米国・マイクロソフト(MSFT)が今月14日、仮想化ネットワークや通信ソリューションを手掛ける英Metaswitch Networksを買収することで合意したと発表しました。

Metaswitch Networksは、通信サービスプロバイダーがサービスを構築するためのソフトウェアソリューションを開発・提供している企業であり、来たるべき5Gへの対応を強化するための買収と見られています。
また同日、アップル(AAPL)がカリフォルニアに拠点を置く、スポーツのVR配信を手掛けるベンチャー企業、NextVRを買収したという報道がありました。

この買収により、アップルによる仮想現実(VR)の世界がより現実的なものとなり、『iPhone』や『Apple Watch』などに次ぐ新たな主力製品の開発に余念がないことを示しました。
この他にも、フェイスブック(FB)がGIF画像の検索エンジンプロバイダーであるGIPHYの買収を発表したり、誤報だったようだが、アマゾン・ドット・コム(AMZN)が映画館チェーンのAMCの買収が報道されたりと、先週だけで、米国の大手ハイテク企業によるベンチャー企業の買収報道が立て続けに発表されました。


先日、GAFAM各社の時価総額が東証一部上場企業の全銘柄の時価総額の合計を超えたことが話題となりました。

わずか5社で時価総額の合計が560兆円というのは凄まじく、さすがに資金が集中しすぎていることから、いずれは大きく暴落するのではないかという見方もされています。
確かにGAFAM各社は成長期待性から大きく買われているところがあるのも否定できません。

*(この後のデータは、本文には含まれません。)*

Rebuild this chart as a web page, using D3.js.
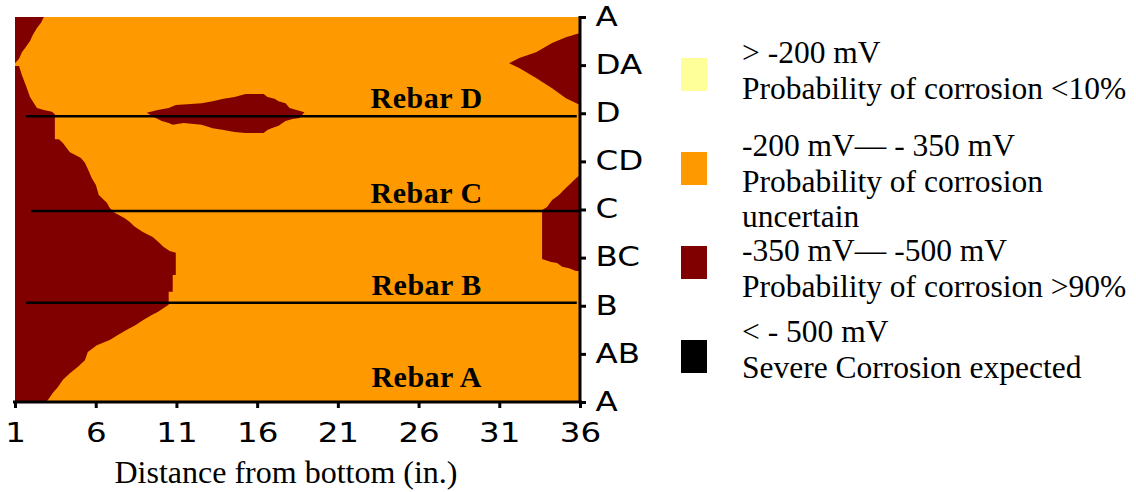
<!DOCTYPE html>
<html lang="en">

<head>
    <meta charset="UTF-8">
    <title>Half-cell potential map</title>
    <style>
        body { margin: 0; background: #fff; }
        svg { display: block; }
        .serif { font-family: "Liberation Serif", "Times New Roman", serif; }
        .tick text { font-family: "DejaVu Sans", sans-serif; font-size: 26px; fill: #000; }
    </style>
</head>

<script src="https://cdn.jsdelivr.net/npm/d3@7"></script>

<body>
    <div id="graphic"></div>
    <script>
        // x: distance from bottom (in.), y: position round the section, 0 = A ... 8 = A again
        var xTicks = [1, 6, 11, 16, 21, 26, 31, 36];
        var yLabels = ['A', 'AB', 'B', 'BC', 'C', 'CD', 'D', 'DA', 'A'];

        // areas in the -350 .. -500 mV band, outlines
        var topLeftZone = [[1, 8], [2.79, 8], [2.61, 7.88], [2.36, 7.77], [2.11, 7.63], [1.93, 7.5],
            [1.68, 7.38], [1.43, 7.27], [1.25, 7.13], [1, 7.04]];
        var leftZone = [[1, 6.98], [1.25, 6.98], [1.43, 6.79], [1.68, 6.57], [1.93, 6.34], [2.36, 6.11],
            [2.79, 6.07], [3.29, 6.03], [3.47, 5.98], [3.47, 5.46], [3.72, 5.46], [3.97, 5.38], [4.15, 5.3],
            [4.4, 5.19], [4.65, 5.15], [5.08, 5.07], [5.33, 4.97], [5.51, 4.84], [5.76, 4.65], [6.01, 4.51],
            [6.19, 4.3], [6.69, 4.14], [6.87, 4.03], [7.18, 3.93], [7.8, 3.82], [8.11, 3.74], [8.42, 3.64],
            [8.92, 3.53], [9.53, 3.43], [9.9, 3.32], [10.21, 3.22], [10.58, 3.14], [10.96, 3.1], [10.96, 2.64],
            [10.77, 2.64], [10.77, 2.29], [10.52, 2.29], [10.52, 2.02], [10.28, 1.97], [9.84, 1.87],
            [9.47, 1.81], [8.92, 1.7], [8.48, 1.6], [7.93, 1.5], [7.37, 1.39], [6.87, 1.29], [6.07, 1.18],
            [5.51, 1.04], [5.33, 0.87], [4.9, 0.73], [4.4, 0.6], [3.97, 0.46], [3.66, 0.31], [3.35, 0.19],
            [3.04, 0.04], [2.9, 0], [1, 0]];
        var rebarDZone = [[9.16, 6.01], [9.84, 6.07], [10.52, 6.11], [10.96, 6.17], [12.56, 6.21],
            [13.24, 6.25], [13.92, 6.3], [14.6, 6.34], [15.28, 6.4], [16.4, 6.4], [16.64, 6.34], [17.08, 6.3],
            [17.33, 6.25], [17.76, 6.21], [18.01, 6.11], [18.44, 6.07], [18.93, 6.02], [18.62, 5.9],
            [18.19, 5.88], [17.76, 5.84], [17.57, 5.8], [17.33, 5.74], [16.89, 5.69], [16.64, 5.65],
            [16.4, 5.59], [15.28, 5.59], [14.6, 5.61], [13.92, 5.65], [13.24, 5.69], [12.56, 5.76],
            [11.45, 5.8], [10.77, 5.76], [10.52, 5.8], [10.09, 5.84], [9.6, 5.92]];
        var topRightZone = [[31.61, 7.04], [32.23, 7.15], [33.28, 7.27], [34.27, 7.46], [35.13, 7.58],
            [36, 7.67], [36, 6.17], [35.13, 6.31], [34.27, 6.52], [33.28, 6.73], [32.23, 6.94]];
        var rightZone = [[36, 4.72], [35.75, 4.65], [35.32, 4.51], [35.01, 4.41], [34.7, 4.3], [34.27, 4.2],
            [33.96, 4.05], [33.65, 3.99], [33.65, 2.97], [34.21, 2.91], [34.58, 2.89], [34.89, 2.81],
            [35.32, 2.78], [35.75, 2.72], [36, 2.72]];
        var darkZones = [topLeftZone, leftZone, rebarDZone, topRightZone, rightZone];

        var rebarNames = ['Rebar A', 'Rebar B', 'Rebar C', 'Rebar D'];
        var rebarY = [0.14, 2.06, 3.97, 5.94];
        var rebarStart = [1.68, 1.68, 1.99, 1.68];
        var rebarEnd = [35.8, 35.8, 36, 35.8];
        var rebarShown = [false, true, true, true];

        var legendColors = ['#FFFF99', '#FF9900', '#800000', '#000000'];
        var legendText = [
            ['> -200 mV', 'Probability of corrosion <10%'],
            ['-200 mV\u2014 - 350 mV', 'Probability of corrosion', 'uncertain'],
            ['-350 mV\u2014 -500 mV', 'Probability of corrosion >90%'],
            ['< - 500 mV', 'Severe Corrosion expected']
        ];

        var width = 1136;
        var height = 492;
        var plotLeft = 15, plotRight = 580, plotTop = 17, plotBottom = 402;

        var x = d3.scaleLinear().domain([1, 36]).range([plotLeft, plotRight]);
        var y = d3.scaleLinear().domain([0, 8]).range([plotBottom, plotTop]);

        var svg = d3.select('#graphic')
            .append('svg')
            .attr('width', width)
            .attr('height', height);

        // background band (-200 .. -350 mV)
        svg.append('rect')
            .attr('x', x(1))
            .attr('y', y(8))
            .attr('width', x(36) - x(1))
            .attr('height', y(0) - y(8))
            .attr('fill', legendColors[1]);

        var line = d3.line()
            .x(function (d) { return x(d[0]) })
            .y(function (d) { return y(d[1]) });

        svg.selectAll('.zone')
            .data(darkZones)
            .join('path')
            .attr('class', 'zone')
            .attr('d', function (d) { return line(d) + 'Z' })
            .attr('fill', legendColors[2]);

        // rebars
        var shown = d3.range(rebarY.length).filter(function (i) { return rebarShown[i] });
        svg.selectAll('.rebar')
            .data(shown)
            .join('line')
            .attr('class', 'rebar')
            .attr('x1', function (i) { return x(rebarStart[i]) })
            .attr('x2', function (i) { return x(rebarEnd[i]) })
            .attr('y1', function (i) { return y(rebarY[i]) })
            .attr('y2', function (i) { return y(rebarY[i]) })
            .attr('stroke', '#000')
            .attr('stroke-width', 2.5);

        svg.selectAll('.rebar-label')
            .data(rebarNames)
            .join('text')
            .attr('class', 'rebar-label serif')
            .attr('x', x(26.5))
            .attr('y', function (d, i) { return y(rebarY[i]) - 8 })
            .attr('text-anchor', 'middle')
            .attr('font-weight', 'bold')
            .attr('font-size', 30)
            .attr('letter-spacing', 0.5)
            .text(function (d) { return d });

        // axes
        var xAxis = svg.append('g')
            .attr('transform', 'translate(0,' + plotBottom + ')')
            .call(d3.axisBottom(x).tickValues(xTicks).tickSize(6).tickSizeOuter(0).tickPadding(12));
        xAxis.select('.domain').attr('stroke-width', 3).attr('d', 'M' + (plotLeft - 2) + ',0H' + (plotRight + 2));
        xAxis.selectAll('.tick line').attr('stroke-width', 3);
        xAxis.selectAll('.tick text')
            .attr('dy', '0.85em')
            .attr('transform', 'scale(1.25,1)');

        var yAxis = svg.append('g')
            .attr('transform', 'translate(' + plotRight + ',0)')
            .call(d3.axisRight(y).tickValues(d3.range(9)).tickFormat(function (d) { return yLabels[d] })
                .tickSize(6).tickSizeOuter(0));
        yAxis.select('.domain').attr('stroke-width', 3).attr('d', 'M0,' + (plotTop - 1) + 'V' + (plotBottom + 1));
        yAxis.selectAll('.tick line').attr('stroke-width', 3);
        yAxis.selectAll('.tick text')
            .attr('x', 12.5)
            .attr('transform', 'scale(1.25,1)');

        svg.append('text')
            .attr('class', 'serif')
            .attr('x', 286)
            .attr('y', 483)
            .attr('text-anchor', 'middle')
            .attr('font-size', 32)
            .text('Distance from bottom (in.)');

        // legend
        var textTop = [63, 156, 261, 342];
        var legend = svg.selectAll('.legend')
            .data(legendColors)
            .join('g')
            .attr('class', 'legend');

        legend.append('rect')
            .attr('x', 681)
            .attr('y', function (d, i) { return 58 + i * 94 })
            .attr('width', 26)
            .attr('height', 33)
            .attr('fill', function (d) { return d });

        legend.append('text')
            .attr('class', 'serif')
            .attr('font-size', 31.5)
            .attr('y', function (d, i) { return textTop[i] })
            .selectAll('tspan')
            .data(function (d, i) { return legendText[i] })
            .join('tspan')
            .attr('x', 742)
            .attr('dy', function (d, i) { return i === 0 ? 0 : 35.5 })
            .text(function (d) { return d });
    </script>
</body>

</html>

今でも一時期の調整が終わって以降、株価が大きく上昇していることから見ても、かなり積極的に投資されてるなという印象を持ちます。
もちろんこう言った時代を牽引してきた企業もいずれは成長が止まり、投資冥利のない企業へと後退するのが世の常です。GAFAMも10年後に必ず残っているとは限りませんし、残っていても市場を牽引するほどの優良企業かどうかは分かりません。
ですが、GAFAMの積極的な買収を見ていると、彼らは王者だからと言って慢心することなく、今日も成長のために積極的な投資を行い、素晴らしいシナジーを形成して市場に新しいサービスや強力なモートを築くための案を実行し続けているのだと思うと、GAFAMの成長はまだまだ止まることを知らないのではないだろうかと私は思います。
もちろんこれらの投資が全てプラスに働くとも限らず、買収したもののあまり日の目を見ることがなかったという案件があるのも事実です。これらのベンチャー企業の買収がどれだけGAFAMの成長にプラスとなるのかはまだ未知数です。
しかし、現状に満足せず、成功体験に自惚れず、自らのシェアを拡大するために今も全力で成長し続ける彼らに大企業特有の慢心は見えないように感じます。
例えば、ついに倒産したJCペニー(JCP)やJ・クルー、ニーマンマーカスなどは、小売業の中でも百貨店という旧式の店舗を運営していたために、今回のコロナショックで致命傷を負い、消えゆくこととなりました。
また、日本でもバブル直後にはアパレル最大手だったレナウンが民事再生を適用させました。

レナウンもまた、昭和の成功体験を引きずっていたことが倒産にまで至った原因ではないでしょうか。
人というのは悲しいかな、一度成功するとその成功体験を忘れることはできません。世の中の形が変わってしまってもなかなか変化に対応しようとはしません。それでも大丈夫だと信じているからです。
ですが、GAFAM各社を見ると、そう言った成功体験に収まることなく今もまた新しい分野に進出しようと虎視淡々と狙っているのです。
彼らは超巨大企業にまで成長した今でも、ベンチャー時代の精神を忘れず、なんならむしろ驚異的なほどのキャッシュポジションを背景に、ベンチャー企業をガンガン買収していく側にシフトチェンジして、これからも成長のために全力で小さな企業を買収していくことでしょう。
そう考えると、GAFAMにはまだまだ投資冥利があり、彼らを打ち倒すことができるような企業が果たして2020年代の間に現れるのかどうか。というほど安定感があると言えるのではないでしょうか。
もちろんこれからの10年がどうなるかなんて私には分かりませんが、GAFAMには依然として強気の姿勢を保っていても良いのではないかと思う次第です。